** Start DATA SECTION **
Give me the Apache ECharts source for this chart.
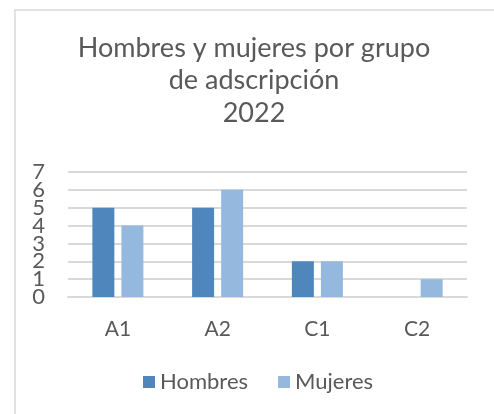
<!DOCTYPE html>
<html>
<head>
<meta charset="utf-8">
<script src="https://cdn.jsdelivr.net/npm/echarts@6/dist/echarts.min.js"></script>
<style>
  html, body { margin: 0; padding: 0; background: #fff; }
  #chart { width: 494px; height: 414px; }
</style>
</head>
<body>
<div id="chart"></div>
<script>
const categories = ['A1', 'A2', 'C1', 'C2'];
const hombres = [5, 5, 2, 0];
const mujeres = [4, 6, 2, 1];
const yTicks = [0, 1, 2, 3, 4, 5, 6, 7];

const textColor = '#595959';
const gridColor = '#D9D9D9';
const font = 'Lato';

const chart = echarts.init(document.getElementById('chart'));

// Etiquetas del eje Y muy juntas: se reparten entre dos ejes superpuestos
// (pares / impares) para que ECharts no oculte ninguna.
function yAxisFor(parity, withGrid) {
  return {
    type: 'value',
    position: 'left',
    min: yTicks[0],
    max: yTicks[yTicks.length - 1],
    interval: 1,
    axisLine: { show: false },
    axisTick: { show: false },
    splitLine: { show: withGrid, lineStyle: { color: gridColor, width: 2 } },
    axisLabel: {
      margin: 23,
      showMinLabel: true,
      showMaxLabel: true,
      fontFamily: font,
      fontSize: 22,
      color: textColor,
      formatter: v => (v % 2 === parity ? String(v) : '')
    }
  };
}

chart.setOption({
  animation: false,
  backgroundColor: '#fff',
  title: {
    text: 'Hombres y mujeres por grupo\nde adscripción\n2022',
    left: 254,
    top: 32,
    padding: 0,
    textAlign: 'center',
    textStyle: {
      fontFamily: font,
      fontSize: 27,
      fontWeight: 'normal',
      color: textColor,
      lineHeight: 32.5
    }
  },
  graphic: [
    { type: 'line', shape: { x1: 15, y1: 10, x2: 15, y2: 414 }, style: { stroke: gridColor, lineWidth: 1.5 } },
    { type: 'line', shape: { x1: 14, y1: 10, x2: 494, y2: 10 }, style: { stroke: gridColor, lineWidth: 1.5 } }
  ],
  legend: {
    left: 143,
    top: 371,
    padding: 0,
    icon: 'rect',
    itemWidth: 12,
    itemHeight: 12,
    itemGap: 30,
    textStyle: { fontFamily: font, fontSize: 22, color: textColor }
  },
  grid: { left: 68, right: 27, top: 172, bottom: 117 },
  xAxis: {
    type: 'category',
    data: categories,
    axisLine: { lineStyle: { color: gridColor, width: 2 } },
    axisTick: { show: false },
    axisLabel: { fontFamily: font, fontSize: 21, color: textColor, margin: 22 }
  },
  yAxis: [yAxisFor(0, true), yAxisFor(1, false)],
  series: [
    {
      name: 'Hombres',
      type: 'bar',
      data: hombres,
      barWidth: 22,
      barGap: '32%',
      itemStyle: { color: '#4F87BC' }
    },
    {
      name: 'Mujeres',
      type: 'bar',
      data: mujeres,
      barWidth: 22,
      itemStyle: { color: '#95B8DF' }
    }
  ]
});
</script>
</body>
</html>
** End DATA SECTION **
**WHAT YOU ARE ASKED TO DO**: Pictures excluded, repeat exactly the lines from the top of the material through the line with "const chart = echarts.init(document.getElementById('chart'));", including both of those lines.

**SOLUTION FOR THIS EXERCISE**:
Give me the Apache ECharts source for this chart.
<!DOCTYPE html>
<html>
<head>
<meta charset="utf-8">
<script src="https://cdn.jsdelivr.net/npm/echarts@6/dist/echarts.min.js"></script>
<style>
  html, body { margin: 0; padding: 0; background: #fff; }
  #chart { width: 494px; height: 414px; }
</style>
</head>
<body>
<div id="chart"></div>
<script>
const categories = ['A1', 'A2', 'C1', 'C2'];
const hombres = [5, 5, 2, 0];
const mujeres = [4, 6, 2, 1];
const yTicks = [0, 1, 2, 3, 4, 5, 6, 7];

const textColor = '#595959';
const gridColor = '#D9D9D9';
const font = 'Lato';

const chart = echarts.init(document.getElementById('chart'));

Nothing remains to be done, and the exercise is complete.